Summary of the report “Confronting the Challenges of Participatory Culture”


This report begins by discussing some new phenomenon in digital age, where the line between creators and consumers blurs and many students develop their media skills in informal settings.  Then this report introduces the concept of “participatory culture” (p. 7), and the rest of the report focuses on the context where participatory culture emerged, rather than addressing the technological aspect. Therefore, it takes “an ecological approach” to study the media systems as a whole.

This paper then reviews previous studies on the benefits brought by the participatory culture in terms of educational, political, and economic implications. After that, three drawbacks of laissez faire approach are discussed as followed:
(1)   Participation gap: technology access is not the only one reason for explaining the differences among youth’s involvement with Internet. More importantly, other factors, such as race, age, gender and class, can affect children’s participation. Therefore, this research addresses the participation gap rather than the technology gap.  
(2)   Transparency problem: children are lack of the ability to determine the accuracy of information they receive from the Internet, especially in an environment where the advertisements are more embedded in the information provided.
(3)   Ethic challenge: Lack of clearly-defined ethic norms for the online community of young people.
    
In order to address the three flaws participatory culture brings to children, this report then discusses the meaning of literacy in the participatory culture. Based on the definition of literacy provided by the New Media Consortium, this report suggests modifying the definition in two ways. The first modification is the importance of traditional textual literacy in digital age: this report argues that the traditional reading and writing skills are still indispensible parts of literacy. In other words, the literacy in the 21st century expands to include more competencies, such as the ability to deal with digital technologies, rather than replaces the traditional ones.  The second modification is that new media literacy should be treated as social skills rather than individual skills. By addressing the social aspect of the new media literacy, this report points out that “this disparate collaboration may be the most radical element of new literacies” (p. 21).

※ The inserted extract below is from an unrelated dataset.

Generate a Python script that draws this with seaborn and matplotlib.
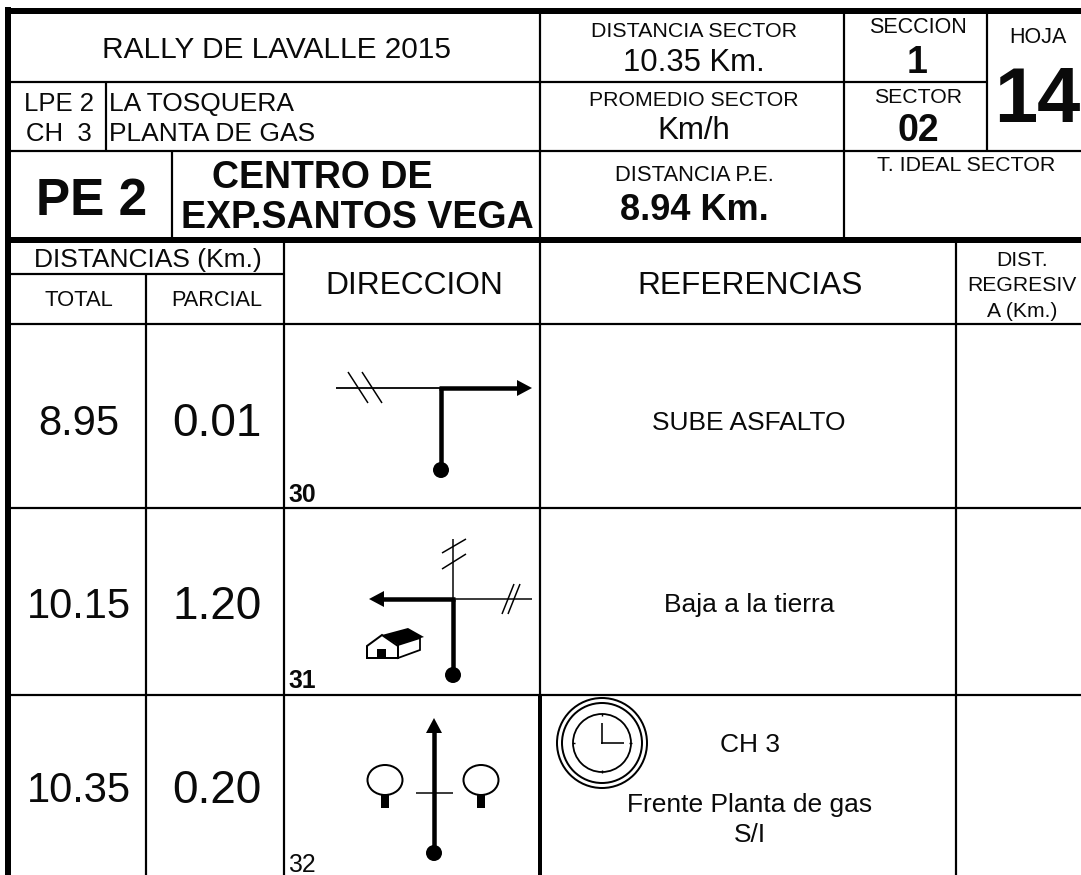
import matplotlib
matplotlib.use("Agg")
import matplotlib.pyplot as plt
from matplotlib.patches import Circle, Ellipse, Polygon, Rectangle
import seaborn as sns

# text of the sheet
titulo = "RALLY DE LAVALLE 2015"
enlace = ["LPE 2", "CH  3"]
lugares = ["LA TOSQUERA", "PLANTA DE GAS"]
prueba = "PE 2"
prueba_nombre = ["CENTRO DE", "EXP.SANTOS VEGA"]
distancia_sector = "10.35 Km."
distancia_pe = "8.94 Km."
seccion = "1"
sector = "02"
hoja = "14"
totales = ["8.95", "10.15", "10.35"]
parciales = ["0.01", "1.20", "0.20"]
numeros = ["30", "31", "32"]
referencias = ["SUBE ASFALTO", "Baja a la tierra", "Frente Planta de gas", "S/I"]

sns.set_theme(style="white")
plt.rcParams["font.family"] = ["Liberation Sans", "DejaVu Sans"]

fig = plt.figure(figsize=(10.81, 8.75), dpi=100)
ax = fig.add_axes([0, 0, 1, 1])
ax.set_xlim(0, 1081)
ax.set_ylim(875, 0)
ax.axis("off")

NEGRO = "#000000"
FINO = 2.2
GRUESO = 6


def px(w):
    return w * 0.72


def linea(x0, y0, x1, y1, w=FINO):
    ax.plot([x0, x1], [y0, y1], color=NEGRO, lw=px(w), solid_capstyle="butt", zorder=3)


def texto(x, y, s, size, bold=False, ha="center"):
    # y is the middle of the capitals
    base = y + 0.358 * size / 0.72
    ax.text(x, base, s, fontsize=size, fontweight="bold" if bold else "normal",
            ha=ha, va="baseline", color="#0a0a0a", zorder=4)


def flecha(x0, y0, x1, y1, w=4.5):
    # thick line with a triangular head, ends at (x1, y1)
    if x0 == x1:
        d = 1 if y1 > y0 else -1
        linea(x0, y0, x1, y1 - d * 14, w)
        pts = [(x1, y1), (x1 - 8, y1 - d * 15), (x1 + 8, y1 - d * 15)]
    else:
        d = 1 if x1 > x0 else -1
        linea(x0, y0, x1 - d * 14, y1, w)
        pts = [(x1, y1), (x1 - d * 15, y1 - 8), (x1 - d * 15, y1 + 8)]
    ax.add_patch(Polygon(pts, closed=True, color=NEGRO, lw=0, zorder=4))


def punto(x, y):
    ax.add_patch(Circle((x, y), 8, color=NEGRO, lw=0, zorder=4))


def arbol(x, y):
    ax.add_patch(Ellipse((x, y), 35, 30, fc="white", ec=NEGRO, lw=px(2), zorder=4))
    ax.add_patch(Rectangle((x - 4, y + 14), 8, 14, color=NEGRO, lw=0, zorder=4))


# outer frame
linea(8, 7, 8, 875, 6)
linea(5, 11, 1081, 11, 6)
linea(10, 82, 987, 82)
linea(10, 151, 1081, 151)
linea(10, 240, 1081, 240, GRUESO)
linea(10, 324, 1081, 324)
linea(10, 508, 1081, 508)
linea(10, 695, 1081, 695)
linea(10, 274, 285, 274)

# header columns
linea(106, 82, 106, 151)
linea(172, 151, 172, 240)
linea(540, 11, 540, 240)
linea(844, 11, 844, 240)
linea(987, 11, 987, 151)

# table columns
linea(146, 274, 146, 875)
linea(284, 240, 284, 875)
linea(540, 240, 540, 695)
linea(540, 695, 540, 875, 4)
linea(956, 240, 956, 875)

# header texts
texto(276, 47, titulo, 21.4)
texto(59, 102, enlace[0], 18.5)
texto(59, 132, enlace[1], 18.5)
texto(109, 102, lugares[0], 19, ha="left")
texto(109, 132, lugares[1], 19, ha="left")
texto(92, 197, prueba, 37, bold=True)
texto(322, 175, prueba_nombre[0], 27, bold=True)
texto(357, 215, prueba_nombre[1], 27, bold=True)

texto(694, 29, "DISTANCIA SECTOR", 15.4)
texto(694, 60, distancia_sector, 22.4)
texto(694, 98, "PROMEDIO SECTOR", 15.3)
texto(694, 128, "Km/h", 22.5)
texto(694, 173, "DISTANCIA P.E.", 15.8)
texto(694, 207, distancia_pe, 26, bold=True)
texto(918, 25, "SECCION", 15.5)
texto(917, 60, seccion, 27, bold=True)
texto(918, 95, "SECTOR", 15.3)
texto(918, 128, sector, 27, bold=True)
texto(1038, 35, "HOJA", 15.5)
texto(1037, 94, hoja, 56, bold=True)
texto(966, 163, "T. IDEAL SECTOR", 15.4)

texto(148, 258, "DISTANCIAS (Km.)", 19)
texto(79, 298, "TOTAL", 15.8)
texto(217, 298, "PARCIAL", 15.7)
texto(414, 283, "DIRECCION", 22.9)
texto(750, 283, "REFERENCIAS", 22.8)
texto(1022, 258, "DIST.", 15.2)
texto(1022, 283, "REGRESIV", 15.2)
texto(1022, 309, "A (Km.)", 15.2)

# rows
filas_y = [420, 603, 787]
for i, y in enumerate(filas_y):
    texto(79, y, totales[i], 30)
    texto(217, y, parciales[i], 33)
texto(749, 421, referencias[0], 19)
texto(749, 603, referencias[1], 19)
texto(750, 743, "CH 3", 19)
texto(750, 803, referencias[2], 19)
texto(750, 833, referencias[3], 19)
texto(288, 493, numeros[0], 17.8, bold=True, ha="left")
texto(288, 679, numeros[1], 17.8, bold=True, ha="left")
texto(288, 863, numeros[2], 17.8, ha="left")

# icon 30
linea(336, 388, 441, 388, 1.8)
flecha(439, 388, 532, 388)
linea(441, 388, 441, 470, 4.5)
punto(441, 470)
linea(348, 372, 368, 403, 1.5)
linea(362, 372, 382, 403, 1.5)

# icon 31
linea(453, 599, 453, 675, 4.5)
punto(453, 675)
linea(453, 599, 453, 539, 1.5)
linea(442, 553, 466, 539, 1.5)
linea(442, 569, 466, 554, 1.5)
linea(453, 599, 532, 599, 1.5)
linea(502, 614, 514, 584, 1.5)
linea(508, 614, 520, 584, 1.5)
flecha(455, 599, 369, 599)
# house
ax.add_patch(Polygon([(382, 635), (408, 628), (424, 637), (398, 645)],
                     closed=True, color=NEGRO, lw=0, zorder=4))
ax.add_patch(Polygon([(367, 658), (367, 646), (382, 635), (398, 646), (398, 658)],
                     closed=True, fc="white", ec=NEGRO, lw=px(2), zorder=5))
ax.add_patch(Polygon([(398, 645), (420, 638), (420, 650), (398, 658)],
                     closed=True, fc="white", ec=NEGRO, lw=px(1.8), zorder=4))
ax.add_patch(Rectangle((377, 649), 9, 9, color=NEGRO, lw=0, zorder=6))

# icon 32
flecha(434, 853, 434, 718)
punto(434, 853)
linea(416, 793, 453, 793, 1.5)
arbol(385, 780)
arbol(481, 780)

# clock
for r, w in [(45, 2), (40, 2), (29, 1.8)]:
    ax.add_patch(Circle((602, 743), r, fc="none", ec=NEGRO, lw=px(w), zorder=4))
linea(602, 744, 602, 723, 1.6)
linea(601, 743, 624, 743, 1.6)
for dx, dy in [(0, -29), (0, 29), (-29, 0), (29, 0)]:
    linea(602 + dx * 1.05, 743 + dy * 1.05, 602 + dx * 0.93, 743 + dy * 0.93, 1.4)

sns.despine(ax=ax, left=True, bottom=True)
plt.savefig("out.png", dpi=100)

This report then lists 11 core media literacy skills based on literature review and a survey on the forms of informal learning, including: play, simulation, performance, appropriation, multi-tasking, distributed cognition, collective intelligence, judgment, transmedia navigation, networking, and negotiation. Along with each skill discussed here, this report also provides a section called “What Might Be Done” to introduce some actions that educators might take to enhance those skills.  

Finally, this report discusses a systematic approach- including actions taken by schools, afterschool programs and parents- to improve students’ media literacy.